Hill told The Detroit News that he’s now staying in a trailer. But he maintains that he had agreements with the building’s current owner to live there.

“I haven’t had my day in court,” said Hill, who has served as an unofficial spokesman for the plant and has been featured in numerous articles and documentaries about the former industrial site and the area’s decline.

The graffitied warehouse is part of a 50,000-square-foot (4,645-square-meter) property on the site of the massive 3.5 million-square-foot (325,000-square-meter) Packard Automotive Co. plant which includes a number of buildings and covers several city blocks.

James Lumley, Hill’s attorney, said Hill didn’t keep the property neat and that’s likely what prompted the city to put pressure on the building’s owner, Greg Meyer. Meyer would not comment when reached by phone.

Dave Bell, director of the Detroit Building Safety Engineering and Environmental Department, said the city closed Allen’s unlicensed auto repair business and issued citations to the property owner because of various code violations.

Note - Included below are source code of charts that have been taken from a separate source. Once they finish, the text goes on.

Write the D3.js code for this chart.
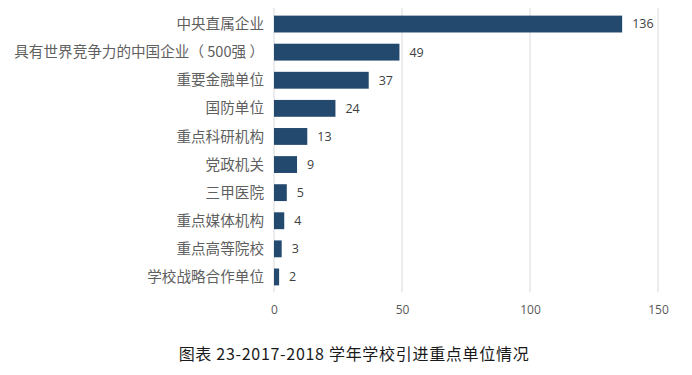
<!DOCTYPE html>
<html><head><meta charset="utf-8">
<script src="https://cdn.jsdelivr.net/npm/d3@7"></script>
<style>body{margin:0;background:#fff;}svg{display:block;}</style>
</head><body>
<svg id="c" width="692" height="375"></svg>
<script>
const categories = ["中央直属企业","具有世界竞争力的中国企业（ 500强 ）","重要金融单位","国防单位","重点科研机构","党政机关","三甲医院","重点媒体机构","重点高等院校","学校战略合作单位"];
const values = [136,49,37,24,13,9,5,4,3,2];
const ticks = [0,50,100,150];
const caption = "图表 23-2017-2018 学年学校引进重点单位情况";

const svg = d3.select("#c");
const x = d3.scaleLinear().domain([0,150]).range([274,658]);
const y = d3.scaleBand().domain(categories).range([10,291]).paddingInner(0.4).paddingOuter(0.2);
const font = "'Open Sans','Noto Sans CJK SC',sans-serif";

// gridlines
svg.append("g").selectAll("line").data(ticks).join("line")
  .attr("x1",d=>x(d)).attr("x2",d=>x(d)).attr("y1",8).attr("y2",292)
  .attr("stroke","#d9d9d9").attr("stroke-width",1);

// axis tick labels
const axis = d3.axisBottom(x).tickValues(ticks).tickSize(0).tickPadding(0);
const ag = svg.append("g").attr("transform","translate(0,305)").call(axis);
ag.select(".domain").remove();
ag.selectAll("text").attr("font-family",font).attr("font-size",12).attr("fill","#595959").attr("dy","0.71em");

// bars
svg.append("g").selectAll("rect").data(values).join("rect")
  .attr("x",x(0)).attr("y",(d,i)=>y(categories[i]))
  .attr("width",d=>x(d)-x(0)).attr("height",y.bandwidth())
  .attr("fill","#24496f");

// value labels
svg.append("g").selectAll("text").data(values).join("text")
  .attr("x",d=>x(d)+10).attr("y",(d,i)=>y(categories[i])+y.bandwidth()/2)
  .attr("dy","0.35em").attr("font-family",font).attr("font-size",12.5).attr("fill","#404040")
  .text(d=>d);

// category labels
svg.append("g").selectAll("text").data(categories).join("text")
  .attr("x",264).attr("y",d=>y(d)+y.bandwidth()/2).attr("dy","0.35em")
  .attr("text-anchor","end").attr("font-family","'Noto Sans CJK SC',sans-serif").attr("font-size",14.6)
  .attr("fill","#5f5f5f").text(d=>d);

// caption
svg.append("text").attr("x",354).attr("y",354).attr("dy","0.35em").attr("text-anchor","middle")
  .attr("font-family","'Noto Sans CJK SC',sans-serif").attr("font-size",16).attr("letter-spacing",0.7).attr("fill","#1a1a1a")
  .text(caption);
</script>
</body></html>
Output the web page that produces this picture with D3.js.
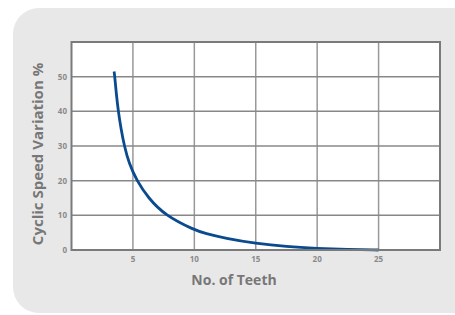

The plant was built in 1903, but the structure had become obsolete by 1954 and Packard car production was being done elsewhere. A few years later, the company went out of business. The city took over the complex in 1994 when an investor failed to pay taxes. Another company later took ownership but also lost the property due to unpaid taxes.

Peruvian developer Fernando Palazuelo, who bought the plant’s 121,000-square-foot(11,241-square-meter) administration building in 2013, has vowed to redevelop the complex by converting it into apartments, retail shops and art galleries. But signs of his promised development have yet to rise from the rubble.